## start Source material

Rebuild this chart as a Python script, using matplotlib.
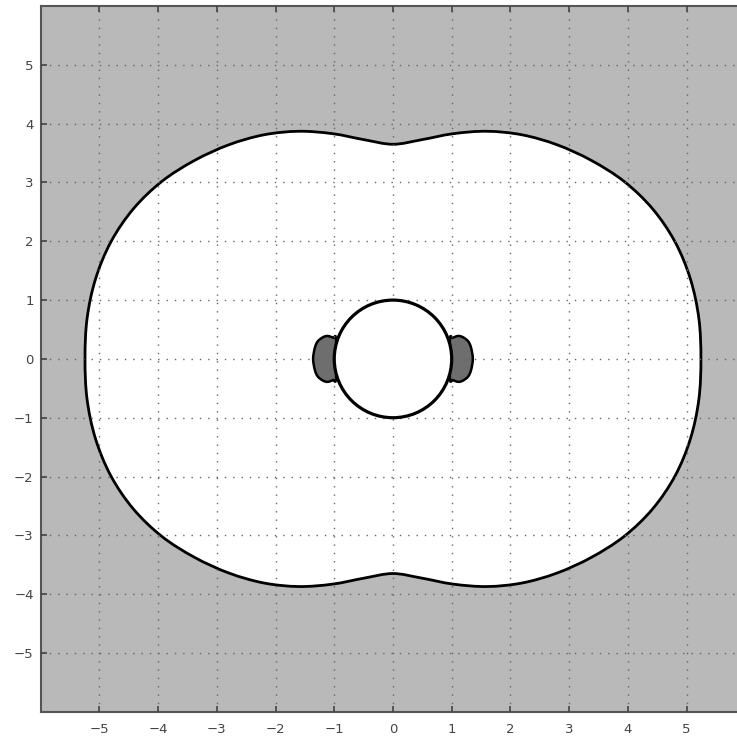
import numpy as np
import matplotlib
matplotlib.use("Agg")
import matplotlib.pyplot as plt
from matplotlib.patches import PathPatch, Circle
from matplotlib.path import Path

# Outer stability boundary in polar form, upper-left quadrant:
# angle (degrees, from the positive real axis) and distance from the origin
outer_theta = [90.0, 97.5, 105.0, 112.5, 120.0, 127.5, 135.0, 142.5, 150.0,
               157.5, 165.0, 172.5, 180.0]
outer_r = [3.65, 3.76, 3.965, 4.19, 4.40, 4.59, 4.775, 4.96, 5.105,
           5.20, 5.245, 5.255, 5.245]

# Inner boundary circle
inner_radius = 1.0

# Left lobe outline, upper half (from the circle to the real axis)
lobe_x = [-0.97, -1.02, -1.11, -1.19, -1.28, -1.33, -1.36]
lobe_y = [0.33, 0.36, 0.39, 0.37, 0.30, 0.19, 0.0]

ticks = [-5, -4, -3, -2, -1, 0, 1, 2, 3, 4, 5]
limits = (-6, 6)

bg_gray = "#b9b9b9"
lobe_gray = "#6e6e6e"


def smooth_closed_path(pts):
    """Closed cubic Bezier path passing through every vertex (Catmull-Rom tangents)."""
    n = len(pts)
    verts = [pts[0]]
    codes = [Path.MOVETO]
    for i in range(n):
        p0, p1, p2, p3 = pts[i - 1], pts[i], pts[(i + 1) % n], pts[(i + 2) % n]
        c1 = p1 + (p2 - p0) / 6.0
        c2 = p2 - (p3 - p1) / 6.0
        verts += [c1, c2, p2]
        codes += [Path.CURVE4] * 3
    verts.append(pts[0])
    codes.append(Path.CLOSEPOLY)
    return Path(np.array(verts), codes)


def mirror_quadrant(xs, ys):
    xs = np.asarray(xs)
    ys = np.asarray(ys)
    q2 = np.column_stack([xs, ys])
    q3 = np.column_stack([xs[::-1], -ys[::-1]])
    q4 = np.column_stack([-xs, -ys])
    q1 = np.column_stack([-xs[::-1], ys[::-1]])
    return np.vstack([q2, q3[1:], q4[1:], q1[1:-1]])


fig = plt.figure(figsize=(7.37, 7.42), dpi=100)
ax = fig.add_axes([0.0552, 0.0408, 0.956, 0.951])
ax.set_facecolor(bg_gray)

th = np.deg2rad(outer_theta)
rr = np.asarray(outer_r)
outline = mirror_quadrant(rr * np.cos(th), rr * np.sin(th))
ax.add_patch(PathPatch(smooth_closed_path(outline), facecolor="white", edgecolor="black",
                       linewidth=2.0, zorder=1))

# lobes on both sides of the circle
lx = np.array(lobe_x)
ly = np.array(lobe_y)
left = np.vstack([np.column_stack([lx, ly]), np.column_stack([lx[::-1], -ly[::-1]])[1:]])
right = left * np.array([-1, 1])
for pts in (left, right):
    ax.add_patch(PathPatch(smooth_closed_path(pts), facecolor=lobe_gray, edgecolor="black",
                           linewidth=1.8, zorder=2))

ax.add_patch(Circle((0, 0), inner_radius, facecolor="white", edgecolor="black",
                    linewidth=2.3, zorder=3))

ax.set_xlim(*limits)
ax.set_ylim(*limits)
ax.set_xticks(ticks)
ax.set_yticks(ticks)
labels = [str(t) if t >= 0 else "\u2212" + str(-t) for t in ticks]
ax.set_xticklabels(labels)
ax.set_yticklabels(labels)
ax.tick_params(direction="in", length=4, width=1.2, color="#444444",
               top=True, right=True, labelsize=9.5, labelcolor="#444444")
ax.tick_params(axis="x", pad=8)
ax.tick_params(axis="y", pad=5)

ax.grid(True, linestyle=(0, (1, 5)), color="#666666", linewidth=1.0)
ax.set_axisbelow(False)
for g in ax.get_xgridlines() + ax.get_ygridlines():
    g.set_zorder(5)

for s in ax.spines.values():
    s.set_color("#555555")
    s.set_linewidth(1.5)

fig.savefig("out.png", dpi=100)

## end Source material

### Aim of the exercise
Transcribe exactly, with no pictures, the lines running from the first line of the material through the line holding "from matplotlib.path import Path".

### Output for this exercise
Rebuild this chart as a Python script, using matplotlib.
import numpy as np
import matplotlib
matplotlib.use("Agg")
import matplotlib.pyplot as plt
from matplotlib.patches import PathPatch, Circle
from matplotlib.path import Path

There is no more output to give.